Saturday 23 April 2016

A union has just been fined almost

a million dollars. That's right, almost a million dollars.
The fines are for breaches of workplace laws, for things like threatening to walk off the job  unless the union's flag is affixed to a crane and for entering a workplace without permission when permission was required. They claim the latter was to "collect asbestos reports" which would, presumably, be concerned with worker safety.
I don't know what will happen next. It's a powerful union. It may well appeal or try to bring on more industrial action - and in ways that others can do little about. '
But why should the union's flag be flown on a building site  belonging to someone else? Is it simply that they want to boast about their presence there? And why didn't they simply ask for the reports? If they weren't given them then they could have got an almost immediate order for access to them.

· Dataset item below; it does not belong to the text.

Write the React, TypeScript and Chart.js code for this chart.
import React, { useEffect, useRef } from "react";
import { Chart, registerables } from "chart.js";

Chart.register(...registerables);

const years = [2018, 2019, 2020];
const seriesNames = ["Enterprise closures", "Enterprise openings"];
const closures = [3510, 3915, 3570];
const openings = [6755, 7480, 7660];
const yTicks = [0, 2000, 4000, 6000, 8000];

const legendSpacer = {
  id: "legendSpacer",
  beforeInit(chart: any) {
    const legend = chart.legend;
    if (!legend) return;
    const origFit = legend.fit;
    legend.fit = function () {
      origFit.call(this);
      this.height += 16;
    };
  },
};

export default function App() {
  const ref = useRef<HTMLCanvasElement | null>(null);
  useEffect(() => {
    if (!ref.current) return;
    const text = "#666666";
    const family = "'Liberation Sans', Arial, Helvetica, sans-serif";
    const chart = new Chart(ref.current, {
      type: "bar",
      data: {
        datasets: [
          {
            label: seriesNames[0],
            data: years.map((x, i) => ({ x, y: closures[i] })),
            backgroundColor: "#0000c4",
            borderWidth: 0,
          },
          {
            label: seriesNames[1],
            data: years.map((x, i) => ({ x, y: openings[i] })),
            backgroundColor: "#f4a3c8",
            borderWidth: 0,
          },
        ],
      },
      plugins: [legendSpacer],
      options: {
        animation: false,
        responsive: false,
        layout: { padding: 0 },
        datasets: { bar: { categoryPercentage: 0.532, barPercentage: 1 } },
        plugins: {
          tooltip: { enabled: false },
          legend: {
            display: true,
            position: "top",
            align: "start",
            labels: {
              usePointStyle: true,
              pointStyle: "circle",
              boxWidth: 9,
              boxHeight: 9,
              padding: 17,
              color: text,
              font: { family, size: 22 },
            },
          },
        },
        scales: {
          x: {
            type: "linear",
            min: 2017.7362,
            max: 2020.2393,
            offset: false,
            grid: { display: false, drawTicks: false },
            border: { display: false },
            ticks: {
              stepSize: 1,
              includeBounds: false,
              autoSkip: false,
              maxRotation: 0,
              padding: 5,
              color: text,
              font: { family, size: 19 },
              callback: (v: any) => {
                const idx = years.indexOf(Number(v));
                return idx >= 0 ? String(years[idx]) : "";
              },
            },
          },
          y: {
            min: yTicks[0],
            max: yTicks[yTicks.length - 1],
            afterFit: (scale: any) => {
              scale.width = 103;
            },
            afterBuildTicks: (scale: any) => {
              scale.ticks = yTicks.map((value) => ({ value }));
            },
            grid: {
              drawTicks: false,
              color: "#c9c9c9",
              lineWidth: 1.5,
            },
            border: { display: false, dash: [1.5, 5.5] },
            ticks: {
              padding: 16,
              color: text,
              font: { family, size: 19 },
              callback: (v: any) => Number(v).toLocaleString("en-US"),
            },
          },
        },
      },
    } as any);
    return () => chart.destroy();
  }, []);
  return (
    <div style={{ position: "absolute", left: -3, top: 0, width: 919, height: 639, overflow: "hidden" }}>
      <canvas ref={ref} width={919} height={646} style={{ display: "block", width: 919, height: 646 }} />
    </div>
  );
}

It's all about power of course. Unions are used to dictating and they want to go on doing so. They don't want to relinquish any of the power they once had. There are still plenty of building sites where the "no ticket, no work" rule applies even though it is no longer "compulsory". 

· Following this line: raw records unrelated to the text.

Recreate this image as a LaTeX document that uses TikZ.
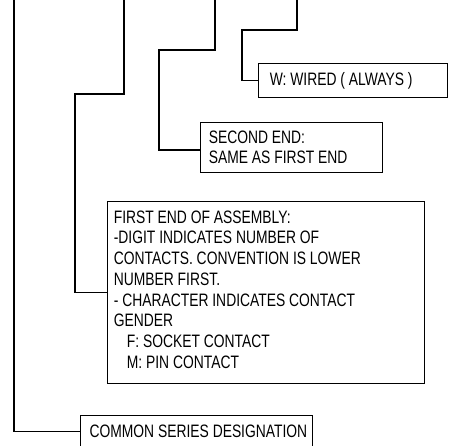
\documentclass[tikz,border=0pt]{standalone}
\usepackage{fontspec}
\setmainfont{Liberation Sans}[FakeStretch=0.77]
\begin{document}
\begin{tikzpicture}[x=1pt,y=-1pt,line width=1.1pt,
  box/.style={draw,inner sep=0pt,anchor=north west},
  lbl/.style={anchor=base west,inner sep=0pt,align=left,font=\fontsize{18}{20.7}\selectfont},
  conn/.style={draw}]
\useasboundingbox (0,0) rectangle (450,446);
% boxes
\node[box,minimum width=189pt,minimum height=34pt] (wbox) at (258,63) {};
\node[box,minimum width=182pt,minimum height=50pt] (sbox) at (200,121.7) {};
\node[box,minimum width=317pt,minimum height=182pt] (fbox) at (107,201) {};
\node[box,minimum width=232pt,minimum height=32pt] (cbox) at (80,414.7) {};
% texts (base = last line's baseline)
\node[lbl] (wt) at (269.3,85.7) {W: WIRED ( ALWAYS )};
\node[lbl] (st) at (208.3,164) {SECOND END:\\SAME AS FIRST END};
\node[lbl] (ft) at (113.3,368.2) {FIRST END OF ASSEMBLY:\\-DIGIT INDICATES NUMBER OF\\CONTACTS. CONVENTION IS LOWER\\NUMBER FIRST.\\- CHARACTER INDICATES CONTACT\\GENDER\\\hspace*{13pt}F: SOCKET CONTACT\\\hspace*{13pt}M: PIN CONTACT};
\node[lbl] (ct) at (89,437.5) {COMMON SERIES DESIGNATION};
% connectors
\coordinate (w0) at (297,-2);
\coordinate (w1) at (242,30);
\draw[conn] (w0) |- (w1) |- (wbox.west);
\coordinate (s0) at (215,-2);
\coordinate (s1) at (159,50);
\coordinate (s2) at (159,150);
\draw[conn] (s0) |- (s1) -- (s2) -- (s2 -| sbox.west);
\coordinate (f0) at (124,-2);
\coordinate (f1) at (75,94);
\draw[conn] (f0) |- (f1) |- (fbox.west);
\coordinate (c0) at (14,-2);
\draw[conn] (c0) |- (cbox.west);
\end{tikzpicture}
\end{document}
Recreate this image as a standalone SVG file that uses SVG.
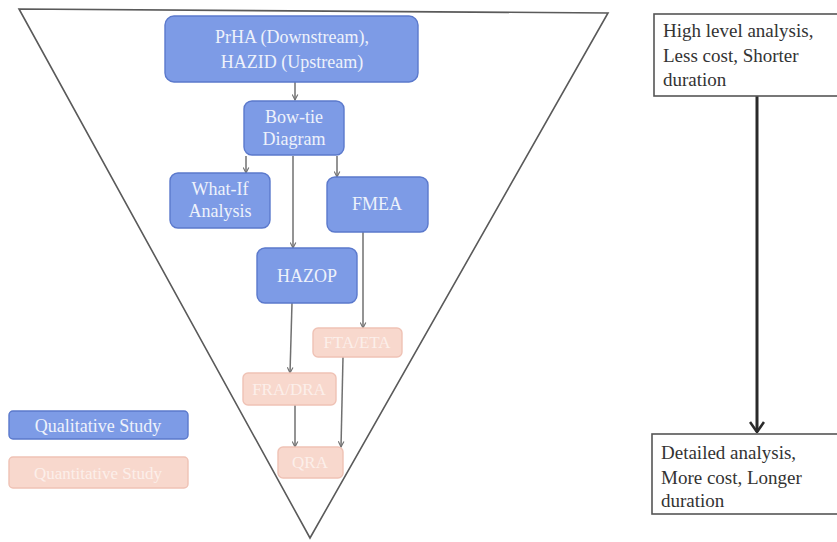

And of course union officials will claim that they are acting in the best interests of their members.
I think that's what bothers me though. How is it that unions have the sort of money available which would, potentially, enable them to pay such a large fine? How can they pay it and all the legal fees they must have incurred? Why is it that their members apparently accept all this? Where is the money for the inevitable election campaign advertising come from? Are such things really for the direct benefit of those the union represents? If they have so much money why do they need government grants to run "training" programmes?

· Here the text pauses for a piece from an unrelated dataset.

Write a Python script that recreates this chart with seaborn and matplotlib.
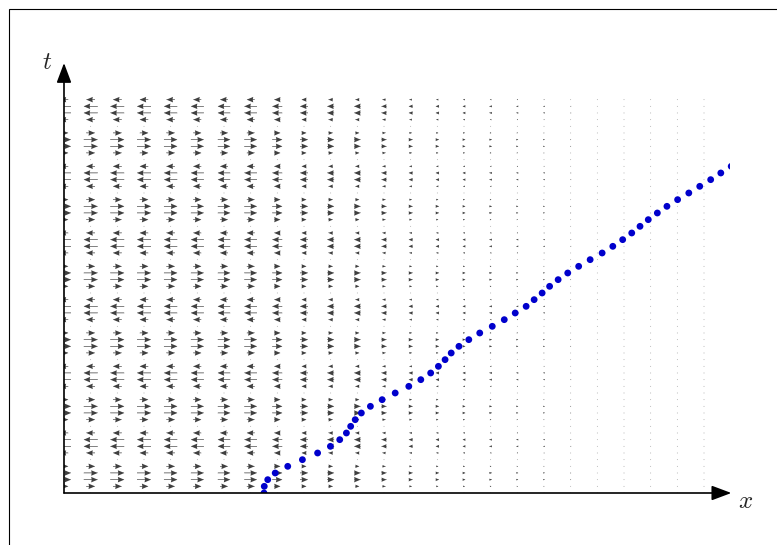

I am nervous of unions now. I remember that union car with "Your rights at work" on the side driving off after I was threatened by - presumably - two union members who told me that they didn't like the letter I had written to the editor about the way the unions had abused their considerable power. Apparently those two men had nothing better to do on an otherwise quiet Sunday morning.
I would have been happier if they had really been running a weekend training course for some of their members. Isn't that the sort of thing they should be spending money on?